Written exercise
Everything from the line containing "Rebuild this chart" through the line containing "41.2, 45.5, 48.4]" must be written out exactly, and nothing more; leave any pictures out.

The records
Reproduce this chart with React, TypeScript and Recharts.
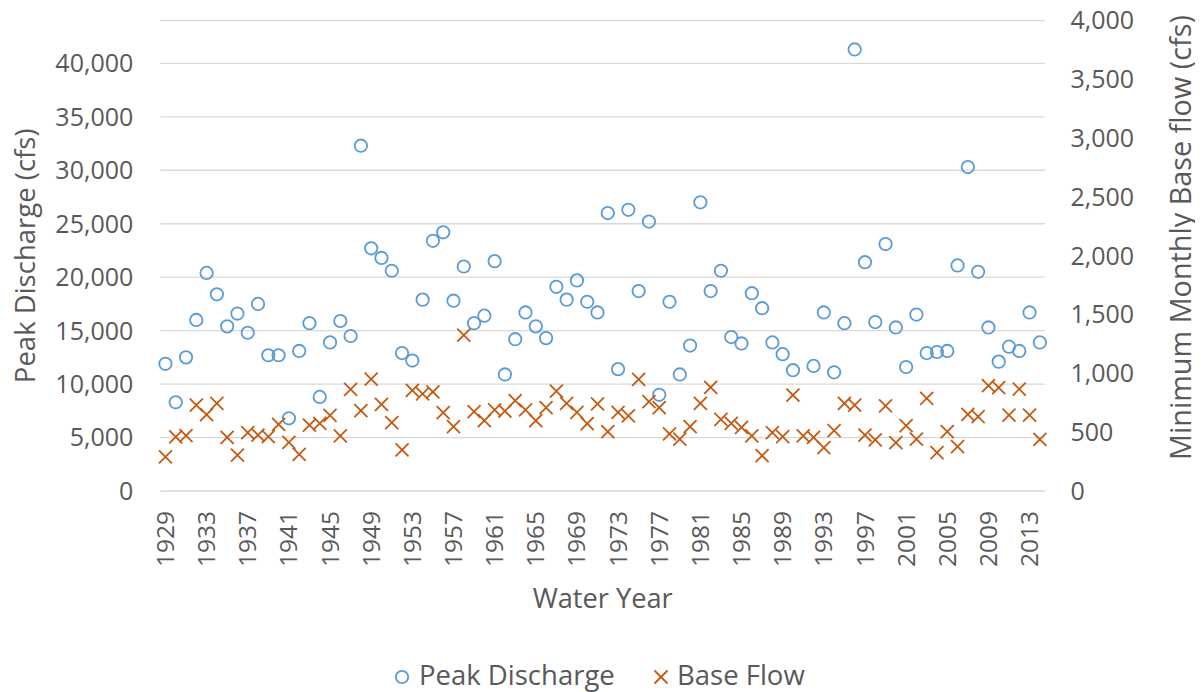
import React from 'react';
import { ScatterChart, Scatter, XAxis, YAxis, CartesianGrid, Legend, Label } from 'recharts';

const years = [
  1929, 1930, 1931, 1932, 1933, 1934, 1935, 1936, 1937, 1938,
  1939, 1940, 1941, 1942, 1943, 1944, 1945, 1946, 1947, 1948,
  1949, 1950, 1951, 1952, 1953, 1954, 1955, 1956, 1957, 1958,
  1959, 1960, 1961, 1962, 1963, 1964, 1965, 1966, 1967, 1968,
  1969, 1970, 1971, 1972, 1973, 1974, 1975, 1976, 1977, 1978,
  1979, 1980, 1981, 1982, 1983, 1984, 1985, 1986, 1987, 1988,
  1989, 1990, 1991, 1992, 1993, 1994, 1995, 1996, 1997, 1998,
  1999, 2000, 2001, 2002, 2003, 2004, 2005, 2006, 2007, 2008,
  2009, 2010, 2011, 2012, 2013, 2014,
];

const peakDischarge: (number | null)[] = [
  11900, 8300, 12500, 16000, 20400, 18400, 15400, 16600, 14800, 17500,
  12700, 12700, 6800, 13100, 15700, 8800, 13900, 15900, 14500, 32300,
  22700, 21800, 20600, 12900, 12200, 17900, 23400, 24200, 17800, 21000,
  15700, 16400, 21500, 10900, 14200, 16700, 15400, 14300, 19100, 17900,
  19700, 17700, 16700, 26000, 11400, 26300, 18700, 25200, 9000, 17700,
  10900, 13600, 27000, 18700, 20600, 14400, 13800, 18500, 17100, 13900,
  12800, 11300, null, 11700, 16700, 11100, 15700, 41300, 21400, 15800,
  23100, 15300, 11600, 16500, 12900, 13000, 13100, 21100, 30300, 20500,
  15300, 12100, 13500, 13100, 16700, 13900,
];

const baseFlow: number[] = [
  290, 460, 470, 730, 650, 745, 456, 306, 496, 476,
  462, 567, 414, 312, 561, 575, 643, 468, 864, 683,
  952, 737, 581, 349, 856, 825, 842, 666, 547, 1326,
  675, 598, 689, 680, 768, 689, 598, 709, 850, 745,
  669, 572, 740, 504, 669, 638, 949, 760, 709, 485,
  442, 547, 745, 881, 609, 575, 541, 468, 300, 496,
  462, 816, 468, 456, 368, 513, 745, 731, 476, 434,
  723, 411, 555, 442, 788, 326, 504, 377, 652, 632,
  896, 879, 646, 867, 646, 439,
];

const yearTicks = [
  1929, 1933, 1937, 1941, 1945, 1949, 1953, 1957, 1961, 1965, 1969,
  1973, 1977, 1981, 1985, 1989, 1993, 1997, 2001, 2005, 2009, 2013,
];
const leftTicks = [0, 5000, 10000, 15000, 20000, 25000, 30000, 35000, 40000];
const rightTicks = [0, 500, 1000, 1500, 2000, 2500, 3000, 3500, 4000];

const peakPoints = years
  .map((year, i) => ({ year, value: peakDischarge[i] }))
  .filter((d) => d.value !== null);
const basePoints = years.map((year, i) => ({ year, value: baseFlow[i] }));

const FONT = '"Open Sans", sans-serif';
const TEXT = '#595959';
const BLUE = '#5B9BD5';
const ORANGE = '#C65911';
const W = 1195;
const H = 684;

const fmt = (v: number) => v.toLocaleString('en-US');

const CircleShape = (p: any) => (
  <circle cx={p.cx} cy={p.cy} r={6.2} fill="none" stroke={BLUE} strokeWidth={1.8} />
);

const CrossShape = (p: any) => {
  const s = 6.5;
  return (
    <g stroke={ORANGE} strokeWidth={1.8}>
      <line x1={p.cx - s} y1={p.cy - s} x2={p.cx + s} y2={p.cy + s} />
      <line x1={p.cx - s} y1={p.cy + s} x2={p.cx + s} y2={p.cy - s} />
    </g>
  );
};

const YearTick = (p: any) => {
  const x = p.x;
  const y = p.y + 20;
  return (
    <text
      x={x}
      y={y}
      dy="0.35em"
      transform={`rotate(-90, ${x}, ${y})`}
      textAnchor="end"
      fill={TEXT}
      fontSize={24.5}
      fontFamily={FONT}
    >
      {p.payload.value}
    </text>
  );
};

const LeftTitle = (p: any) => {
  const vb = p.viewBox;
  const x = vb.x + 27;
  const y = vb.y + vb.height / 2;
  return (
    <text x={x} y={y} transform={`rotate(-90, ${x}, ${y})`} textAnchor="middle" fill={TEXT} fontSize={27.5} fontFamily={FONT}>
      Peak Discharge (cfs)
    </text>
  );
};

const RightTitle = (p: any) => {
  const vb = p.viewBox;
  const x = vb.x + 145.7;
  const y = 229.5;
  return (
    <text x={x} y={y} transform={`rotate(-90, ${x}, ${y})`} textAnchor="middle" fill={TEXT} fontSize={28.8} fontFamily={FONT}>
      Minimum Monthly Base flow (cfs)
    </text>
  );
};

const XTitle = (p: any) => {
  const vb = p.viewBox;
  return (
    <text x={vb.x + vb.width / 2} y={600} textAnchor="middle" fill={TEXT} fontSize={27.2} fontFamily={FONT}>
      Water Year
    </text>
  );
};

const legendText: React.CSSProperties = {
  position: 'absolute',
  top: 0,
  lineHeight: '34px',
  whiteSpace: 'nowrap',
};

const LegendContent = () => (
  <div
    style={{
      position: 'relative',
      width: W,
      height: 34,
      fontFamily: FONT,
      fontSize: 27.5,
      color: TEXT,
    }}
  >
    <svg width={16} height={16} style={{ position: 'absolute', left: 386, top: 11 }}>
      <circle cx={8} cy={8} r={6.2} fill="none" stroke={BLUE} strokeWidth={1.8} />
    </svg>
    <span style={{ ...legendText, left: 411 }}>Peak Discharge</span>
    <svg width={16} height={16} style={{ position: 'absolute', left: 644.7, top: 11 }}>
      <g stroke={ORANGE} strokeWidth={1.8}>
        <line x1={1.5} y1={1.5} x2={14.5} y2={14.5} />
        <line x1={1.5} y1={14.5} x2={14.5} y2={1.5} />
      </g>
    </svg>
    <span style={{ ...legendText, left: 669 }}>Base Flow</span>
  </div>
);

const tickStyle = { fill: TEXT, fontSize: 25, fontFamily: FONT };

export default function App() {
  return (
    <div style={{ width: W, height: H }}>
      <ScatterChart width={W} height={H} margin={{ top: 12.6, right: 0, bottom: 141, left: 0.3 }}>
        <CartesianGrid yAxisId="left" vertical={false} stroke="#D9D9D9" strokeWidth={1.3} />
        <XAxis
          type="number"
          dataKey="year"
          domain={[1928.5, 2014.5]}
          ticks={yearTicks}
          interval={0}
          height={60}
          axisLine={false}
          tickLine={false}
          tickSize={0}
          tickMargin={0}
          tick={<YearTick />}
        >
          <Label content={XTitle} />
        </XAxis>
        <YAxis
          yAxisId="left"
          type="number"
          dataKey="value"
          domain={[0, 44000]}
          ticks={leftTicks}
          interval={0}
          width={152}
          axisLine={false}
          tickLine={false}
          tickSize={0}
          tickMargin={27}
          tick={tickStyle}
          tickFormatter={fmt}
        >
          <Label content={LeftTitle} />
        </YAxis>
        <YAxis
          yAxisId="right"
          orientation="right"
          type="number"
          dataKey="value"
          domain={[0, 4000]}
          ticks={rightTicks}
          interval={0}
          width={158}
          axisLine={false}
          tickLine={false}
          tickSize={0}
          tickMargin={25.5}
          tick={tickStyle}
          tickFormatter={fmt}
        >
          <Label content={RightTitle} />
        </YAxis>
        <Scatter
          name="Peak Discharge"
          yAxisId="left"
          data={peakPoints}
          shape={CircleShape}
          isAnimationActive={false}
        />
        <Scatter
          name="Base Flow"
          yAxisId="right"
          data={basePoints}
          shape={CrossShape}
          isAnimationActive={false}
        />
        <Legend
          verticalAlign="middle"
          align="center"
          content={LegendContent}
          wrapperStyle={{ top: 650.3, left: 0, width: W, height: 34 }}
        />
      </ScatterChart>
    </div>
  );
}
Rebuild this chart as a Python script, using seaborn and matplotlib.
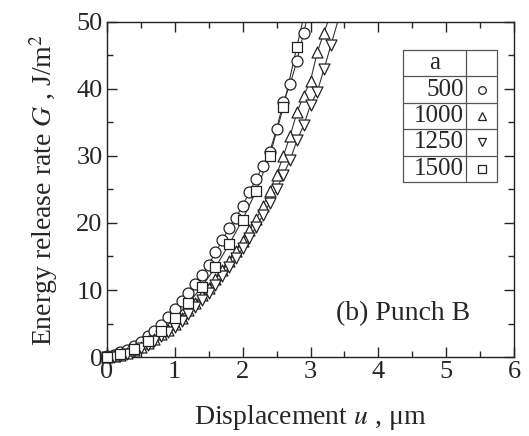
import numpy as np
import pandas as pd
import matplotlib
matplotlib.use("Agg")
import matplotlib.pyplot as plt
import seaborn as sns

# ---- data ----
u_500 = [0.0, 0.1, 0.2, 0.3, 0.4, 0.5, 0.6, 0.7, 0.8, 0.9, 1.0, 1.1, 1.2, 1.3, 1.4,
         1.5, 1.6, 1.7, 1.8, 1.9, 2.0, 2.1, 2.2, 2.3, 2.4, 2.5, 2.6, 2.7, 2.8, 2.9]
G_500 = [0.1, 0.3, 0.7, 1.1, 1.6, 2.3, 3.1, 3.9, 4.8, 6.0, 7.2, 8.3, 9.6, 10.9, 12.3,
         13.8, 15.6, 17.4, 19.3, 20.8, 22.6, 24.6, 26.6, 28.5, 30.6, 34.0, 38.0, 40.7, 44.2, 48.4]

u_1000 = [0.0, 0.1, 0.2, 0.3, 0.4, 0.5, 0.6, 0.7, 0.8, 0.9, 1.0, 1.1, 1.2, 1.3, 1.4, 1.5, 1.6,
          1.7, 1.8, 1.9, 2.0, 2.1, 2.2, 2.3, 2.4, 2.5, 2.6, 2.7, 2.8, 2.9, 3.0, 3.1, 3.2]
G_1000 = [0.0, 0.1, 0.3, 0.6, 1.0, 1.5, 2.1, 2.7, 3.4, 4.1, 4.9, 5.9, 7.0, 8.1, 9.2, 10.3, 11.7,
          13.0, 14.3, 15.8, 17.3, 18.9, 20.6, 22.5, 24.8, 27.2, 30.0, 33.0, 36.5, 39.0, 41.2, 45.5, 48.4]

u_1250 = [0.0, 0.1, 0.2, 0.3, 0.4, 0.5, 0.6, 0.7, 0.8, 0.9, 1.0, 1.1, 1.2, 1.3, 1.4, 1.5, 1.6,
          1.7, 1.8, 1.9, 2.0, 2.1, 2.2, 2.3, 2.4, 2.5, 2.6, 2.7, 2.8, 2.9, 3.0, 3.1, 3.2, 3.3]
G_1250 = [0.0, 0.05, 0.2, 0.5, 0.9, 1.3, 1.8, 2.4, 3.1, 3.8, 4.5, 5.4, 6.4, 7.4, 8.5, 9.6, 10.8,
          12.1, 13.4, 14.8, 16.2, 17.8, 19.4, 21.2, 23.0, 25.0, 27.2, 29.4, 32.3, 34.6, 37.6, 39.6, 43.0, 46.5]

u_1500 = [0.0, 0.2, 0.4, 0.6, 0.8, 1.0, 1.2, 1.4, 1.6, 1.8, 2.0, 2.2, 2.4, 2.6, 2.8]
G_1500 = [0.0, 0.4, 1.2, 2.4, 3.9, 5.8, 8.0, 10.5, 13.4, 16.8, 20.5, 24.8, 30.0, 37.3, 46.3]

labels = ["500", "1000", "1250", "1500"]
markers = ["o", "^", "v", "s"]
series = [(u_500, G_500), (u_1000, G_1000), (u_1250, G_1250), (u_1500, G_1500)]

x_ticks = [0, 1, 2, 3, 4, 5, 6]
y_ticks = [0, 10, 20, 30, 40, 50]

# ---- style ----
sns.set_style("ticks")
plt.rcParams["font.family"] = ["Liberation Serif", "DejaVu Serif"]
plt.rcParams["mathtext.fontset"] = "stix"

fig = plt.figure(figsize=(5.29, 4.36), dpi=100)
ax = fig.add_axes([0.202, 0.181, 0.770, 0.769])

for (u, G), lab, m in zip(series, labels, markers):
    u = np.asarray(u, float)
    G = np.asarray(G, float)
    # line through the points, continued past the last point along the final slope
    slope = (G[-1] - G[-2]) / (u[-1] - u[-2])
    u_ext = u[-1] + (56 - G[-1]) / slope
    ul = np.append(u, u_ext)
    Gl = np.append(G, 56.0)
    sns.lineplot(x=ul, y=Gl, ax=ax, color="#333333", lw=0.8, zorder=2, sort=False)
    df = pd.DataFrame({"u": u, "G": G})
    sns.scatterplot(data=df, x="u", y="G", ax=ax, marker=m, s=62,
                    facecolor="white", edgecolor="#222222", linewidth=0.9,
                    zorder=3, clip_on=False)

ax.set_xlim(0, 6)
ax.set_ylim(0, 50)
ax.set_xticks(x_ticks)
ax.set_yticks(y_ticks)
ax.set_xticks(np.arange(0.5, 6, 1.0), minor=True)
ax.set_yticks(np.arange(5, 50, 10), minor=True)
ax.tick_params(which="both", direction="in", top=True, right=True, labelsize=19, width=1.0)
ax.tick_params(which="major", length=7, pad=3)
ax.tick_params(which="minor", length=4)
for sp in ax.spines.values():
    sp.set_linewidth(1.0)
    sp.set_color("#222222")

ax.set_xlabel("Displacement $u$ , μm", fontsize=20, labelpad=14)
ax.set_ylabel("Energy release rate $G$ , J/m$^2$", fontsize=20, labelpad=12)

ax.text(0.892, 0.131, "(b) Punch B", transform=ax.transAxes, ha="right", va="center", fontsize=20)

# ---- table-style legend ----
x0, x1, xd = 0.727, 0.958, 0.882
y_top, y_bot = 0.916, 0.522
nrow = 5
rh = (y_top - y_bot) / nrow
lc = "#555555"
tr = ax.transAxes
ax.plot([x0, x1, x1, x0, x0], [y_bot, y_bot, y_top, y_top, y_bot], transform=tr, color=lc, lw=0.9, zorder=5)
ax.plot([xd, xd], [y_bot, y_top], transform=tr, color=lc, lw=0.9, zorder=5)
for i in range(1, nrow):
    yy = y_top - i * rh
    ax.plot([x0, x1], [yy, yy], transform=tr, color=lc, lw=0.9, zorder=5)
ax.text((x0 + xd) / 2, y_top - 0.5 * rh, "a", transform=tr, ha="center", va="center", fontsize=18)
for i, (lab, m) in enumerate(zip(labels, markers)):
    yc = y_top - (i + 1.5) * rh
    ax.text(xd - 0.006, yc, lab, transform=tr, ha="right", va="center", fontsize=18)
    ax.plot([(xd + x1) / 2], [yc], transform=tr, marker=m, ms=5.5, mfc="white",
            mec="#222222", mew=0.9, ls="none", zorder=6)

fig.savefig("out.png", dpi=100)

Result for this exercise
Rebuild this chart as a Python script, using seaborn and matplotlib.
import numpy as np
import pandas as pd
import matplotlib
matplotlib.use("Agg")
import matplotlib.pyplot as plt
import seaborn as sns

# ---- data ----
u_500 = [0.0, 0.1, 0.2, 0.3, 0.4, 0.5, 0.6, 0.7, 0.8, 0.9, 1.0, 1.1, 1.2, 1.3, 1.4,
         1.5, 1.6, 1.7, 1.8, 1.9, 2.0, 2.1, 2.2, 2.3, 2.4, 2.5, 2.6, 2.7, 2.8, 2.9]
G_500 = [0.1, 0.3, 0.7, 1.1, 1.6, 2.3, 3.1, 3.9, 4.8, 6.0, 7.2, 8.3, 9.6, 10.9, 12.3,
         13.8, 15.6, 17.4, 19.3, 20.8, 22.6, 24.6, 26.6, 28.5, 30.6, 34.0, 38.0, 40.7, 44.2, 48.4]

u_1000 = [0.0, 0.1, 0.2, 0.3, 0.4, 0.5, 0.6, 0.7, 0.8, 0.9, 1.0, 1.1, 1.2, 1.3, 1.4, 1.5, 1.6,
          1.7, 1.8, 1.9, 2.0, 2.1, 2.2, 2.3, 2.4, 2.5, 2.6, 2.7, 2.8, 2.9, 3.0, 3.1, 3.2]
G_1000 = [0.0, 0.1, 0.3, 0.6, 1.0, 1.5, 2.1, 2.7, 3.4, 4.1, 4.9, 5.9, 7.0, 8.1, 9.2, 10.3, 11.7,
          13.0, 14.3, 15.8, 17.3, 18.9, 20.6, 22.5, 24.8, 27.2, 30.0, 33.0, 36.5, 39.0, 41.2, 45.5, 48.4]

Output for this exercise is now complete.